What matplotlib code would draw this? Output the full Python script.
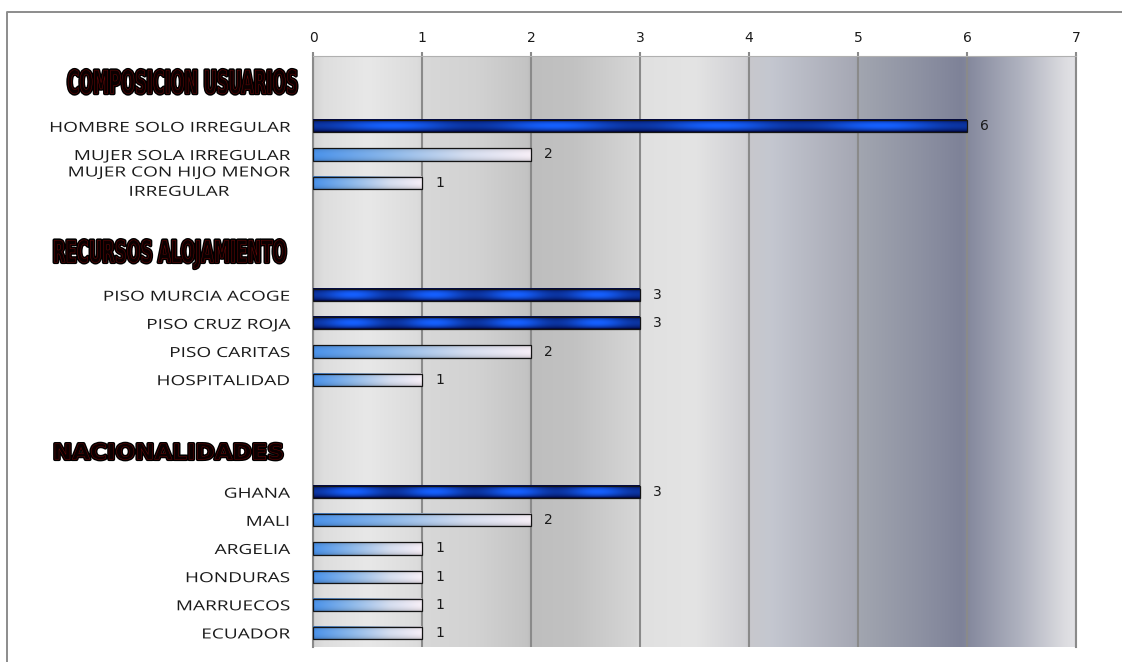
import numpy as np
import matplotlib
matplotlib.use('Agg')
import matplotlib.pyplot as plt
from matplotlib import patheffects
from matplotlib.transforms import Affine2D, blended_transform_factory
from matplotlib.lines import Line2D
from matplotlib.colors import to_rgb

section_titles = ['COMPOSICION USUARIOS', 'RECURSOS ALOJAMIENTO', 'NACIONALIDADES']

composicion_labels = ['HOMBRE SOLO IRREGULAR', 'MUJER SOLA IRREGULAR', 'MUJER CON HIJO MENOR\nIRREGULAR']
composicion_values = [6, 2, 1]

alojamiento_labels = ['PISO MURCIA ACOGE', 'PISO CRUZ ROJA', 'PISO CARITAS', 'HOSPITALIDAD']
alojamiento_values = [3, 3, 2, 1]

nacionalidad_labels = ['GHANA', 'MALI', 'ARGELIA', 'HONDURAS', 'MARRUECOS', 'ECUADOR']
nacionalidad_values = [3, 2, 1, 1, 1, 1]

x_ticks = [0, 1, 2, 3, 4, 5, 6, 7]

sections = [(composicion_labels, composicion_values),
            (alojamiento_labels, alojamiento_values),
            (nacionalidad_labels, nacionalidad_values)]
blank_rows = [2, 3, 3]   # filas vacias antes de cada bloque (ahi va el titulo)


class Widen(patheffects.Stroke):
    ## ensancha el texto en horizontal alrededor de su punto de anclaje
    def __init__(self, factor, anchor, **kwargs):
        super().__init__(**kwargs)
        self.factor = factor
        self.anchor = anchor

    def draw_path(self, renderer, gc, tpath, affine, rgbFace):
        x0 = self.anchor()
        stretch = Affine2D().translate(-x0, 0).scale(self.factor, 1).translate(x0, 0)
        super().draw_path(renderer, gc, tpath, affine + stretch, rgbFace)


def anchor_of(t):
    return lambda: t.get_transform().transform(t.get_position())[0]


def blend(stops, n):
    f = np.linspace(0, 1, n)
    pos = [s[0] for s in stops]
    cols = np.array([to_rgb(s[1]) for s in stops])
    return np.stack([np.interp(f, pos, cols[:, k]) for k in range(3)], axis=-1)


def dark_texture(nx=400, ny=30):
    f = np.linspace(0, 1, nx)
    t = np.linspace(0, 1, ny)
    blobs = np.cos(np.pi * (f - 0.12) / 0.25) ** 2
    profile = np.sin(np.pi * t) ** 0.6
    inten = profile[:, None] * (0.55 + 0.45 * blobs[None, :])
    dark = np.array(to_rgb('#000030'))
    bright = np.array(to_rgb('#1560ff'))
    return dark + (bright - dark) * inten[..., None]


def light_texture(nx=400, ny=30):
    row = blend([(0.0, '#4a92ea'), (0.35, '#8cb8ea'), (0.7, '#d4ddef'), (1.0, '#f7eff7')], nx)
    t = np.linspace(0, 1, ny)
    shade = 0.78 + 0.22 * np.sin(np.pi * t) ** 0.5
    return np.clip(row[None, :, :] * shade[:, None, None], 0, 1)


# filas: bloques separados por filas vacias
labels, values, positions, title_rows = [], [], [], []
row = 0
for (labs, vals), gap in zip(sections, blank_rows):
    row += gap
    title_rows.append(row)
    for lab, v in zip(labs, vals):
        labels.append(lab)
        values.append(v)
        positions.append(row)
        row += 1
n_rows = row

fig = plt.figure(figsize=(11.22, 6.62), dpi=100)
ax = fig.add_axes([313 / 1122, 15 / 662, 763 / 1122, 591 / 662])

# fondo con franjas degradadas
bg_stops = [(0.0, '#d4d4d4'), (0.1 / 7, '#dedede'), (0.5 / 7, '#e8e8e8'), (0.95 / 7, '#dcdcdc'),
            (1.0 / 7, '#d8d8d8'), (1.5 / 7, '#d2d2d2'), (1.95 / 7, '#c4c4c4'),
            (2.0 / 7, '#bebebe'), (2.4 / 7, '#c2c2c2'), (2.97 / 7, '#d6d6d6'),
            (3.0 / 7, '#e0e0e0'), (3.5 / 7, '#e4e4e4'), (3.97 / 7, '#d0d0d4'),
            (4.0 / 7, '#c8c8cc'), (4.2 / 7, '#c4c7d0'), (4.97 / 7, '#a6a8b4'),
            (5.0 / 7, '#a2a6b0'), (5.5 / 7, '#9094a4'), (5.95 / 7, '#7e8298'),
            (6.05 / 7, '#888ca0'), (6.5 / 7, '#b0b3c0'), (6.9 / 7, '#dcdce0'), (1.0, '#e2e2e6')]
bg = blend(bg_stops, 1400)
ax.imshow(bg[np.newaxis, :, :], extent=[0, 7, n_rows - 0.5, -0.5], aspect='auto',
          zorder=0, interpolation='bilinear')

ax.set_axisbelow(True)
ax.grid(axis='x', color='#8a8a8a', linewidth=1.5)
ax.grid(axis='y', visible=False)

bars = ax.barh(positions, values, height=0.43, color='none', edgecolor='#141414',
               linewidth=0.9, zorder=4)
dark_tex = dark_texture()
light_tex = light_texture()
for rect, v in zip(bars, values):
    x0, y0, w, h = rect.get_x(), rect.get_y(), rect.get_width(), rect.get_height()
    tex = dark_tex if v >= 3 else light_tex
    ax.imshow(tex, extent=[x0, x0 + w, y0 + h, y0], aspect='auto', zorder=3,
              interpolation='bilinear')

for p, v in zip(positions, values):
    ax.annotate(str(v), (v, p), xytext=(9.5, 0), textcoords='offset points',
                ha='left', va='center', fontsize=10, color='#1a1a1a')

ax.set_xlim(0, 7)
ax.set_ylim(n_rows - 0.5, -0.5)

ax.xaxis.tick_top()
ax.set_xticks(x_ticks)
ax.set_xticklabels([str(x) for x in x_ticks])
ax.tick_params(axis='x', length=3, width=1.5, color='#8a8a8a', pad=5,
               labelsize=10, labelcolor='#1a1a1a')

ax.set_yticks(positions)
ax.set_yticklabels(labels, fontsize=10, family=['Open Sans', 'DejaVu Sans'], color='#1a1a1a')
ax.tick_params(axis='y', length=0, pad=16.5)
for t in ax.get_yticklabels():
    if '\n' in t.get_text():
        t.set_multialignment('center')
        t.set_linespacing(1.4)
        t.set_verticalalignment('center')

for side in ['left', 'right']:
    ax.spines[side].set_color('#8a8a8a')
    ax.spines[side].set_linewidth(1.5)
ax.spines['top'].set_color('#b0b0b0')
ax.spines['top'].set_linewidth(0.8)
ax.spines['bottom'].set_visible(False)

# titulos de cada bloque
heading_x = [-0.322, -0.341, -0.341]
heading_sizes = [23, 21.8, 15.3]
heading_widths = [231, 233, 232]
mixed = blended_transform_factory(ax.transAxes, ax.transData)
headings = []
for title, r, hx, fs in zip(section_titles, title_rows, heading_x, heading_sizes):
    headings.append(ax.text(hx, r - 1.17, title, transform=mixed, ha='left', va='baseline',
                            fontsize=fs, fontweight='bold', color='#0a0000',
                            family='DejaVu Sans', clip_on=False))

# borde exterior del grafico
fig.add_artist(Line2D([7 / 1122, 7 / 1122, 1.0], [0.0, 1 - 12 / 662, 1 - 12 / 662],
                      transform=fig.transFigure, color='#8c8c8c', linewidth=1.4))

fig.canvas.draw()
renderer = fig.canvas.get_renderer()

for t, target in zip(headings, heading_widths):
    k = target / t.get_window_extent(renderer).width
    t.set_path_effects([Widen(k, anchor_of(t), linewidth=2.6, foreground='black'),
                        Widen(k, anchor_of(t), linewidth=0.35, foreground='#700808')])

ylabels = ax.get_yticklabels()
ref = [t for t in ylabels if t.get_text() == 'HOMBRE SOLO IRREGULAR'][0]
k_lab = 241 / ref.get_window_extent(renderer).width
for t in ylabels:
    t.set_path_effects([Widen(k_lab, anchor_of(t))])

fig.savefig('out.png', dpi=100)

──────────────────────────────

- [TASK BRIEF]: Repeat the lines above, starting at the first and stopping after the line that holds "alojamiento_values = [3, 3, 2, 1]", with the pictures left out.

- [EXPECTED OUTPUT]:
What matplotlib code would draw this? Output the full Python script.
import numpy as np
import matplotlib
matplotlib.use('Agg')
import matplotlib.pyplot as plt
from matplotlib import patheffects
from matplotlib.transforms import Affine2D, blended_transform_factory
from matplotlib.lines import Line2D
from matplotlib.colors import to_rgb

section_titles = ['COMPOSICION USUARIOS', 'RECURSOS ALOJAMIENTO', 'NACIONALIDADES']

composicion_labels = ['HOMBRE SOLO IRREGULAR', 'MUJER SOLA IRREGULAR', 'MUJER CON HIJO MENOR\nIRREGULAR']
composicion_values = [6, 2, 1]

alojamiento_labels = ['PISO MURCIA ACOGE', 'PISO CRUZ ROJA', 'PISO CARITAS', 'HOSPITALIDAD']
alojamiento_values = [3, 3, 2, 1]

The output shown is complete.